All great questions. First of all though, we do feel it important to clarify we are not claiming there is a monolithic working class, but rather that the working class, despite its many real differences created by the capitalist system will only be able to overthrow the system by acting as a unified class according to their unified class interests. (Such separation is of course created by the capitalist system in order to divide the class after all) What is Our Plan?
Our plan is to prepare for the revolutionary wave created via the capitalist systems own logic of destruction so that we are ready to turn it into an actual transformation of society from capitalism to socialism, rather than a mere reorganization of capital. We prepare as such by developing a truly revolutionary program of communism, educating ourselves and other militant members of the working class, and defending that revolutionary program against the various anti-communist voices within the working class movement. Is the struggle in the here and now for possible gains, even if incomplete, counter-revolutionary?
First, we would like to say that we believe communism is possible, as we are in fact communists. To us, working in the here and now means preparing to make that possibility realizable. Gains within capitalism (which are in fact concessions) are not in our conception good or bad on their own. What we argue against is not the presence of things such as food stamps or protections of rights for oppressed groups (which will at all times that the bourgeoisie feels them necessary to placate the working class), but the idea that it is the job of communists to advocate for such things to pass. Regardless of what we as communists do, the system will itself remain mostly unchanged. Our position is to be the voice that pushes further than the milieu of non-communist leftism and pushes for actual class struggle. Don’t work in the Unions? Don’t engage in strikes?

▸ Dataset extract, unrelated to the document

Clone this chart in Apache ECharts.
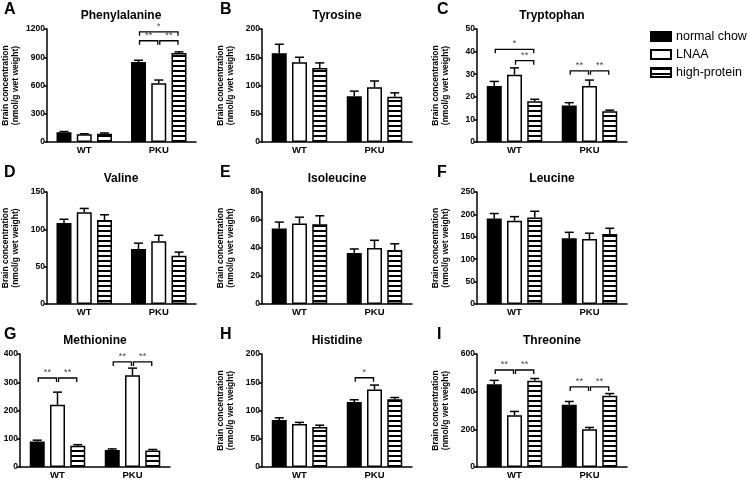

We don’t work in unions for the same reason we don’t join the police to do their job in a kinder way or join the parliamentary system and spread socialism within their ranks, which is that they are all inherently reactionary anti-communist institutions. What this doesn’t mean is that we make no effort of contacting the workers themselves within unions, who as workers are of course the sole nexus of true social change. This to us means not simply “not working in unions” but actively working against unions (positioning ourselves further than them, not sabotaging them). In strikes, this means organizing outside of union lines, and connecting the issues at play to the issues of the wider class. Don’t demand concessions from the capitalist state?
Yes. Doing as such actively perverts the doctrine of communism, and such opportunism has historically always led to parties becoming counter-revolutionary. How will we win over the class without winning concessions?
Our job isn’t necessarily to win over the class or to make them communist. The class will themselves be made revolutionary by the processes of capital and crisis. For this reason, we do not seek to “meet the class where they’re at” so to say, but prepare for the revolutionary wave in which the class, emblazoned by the atrocities of capitalism, surpass where even we ourselves are now.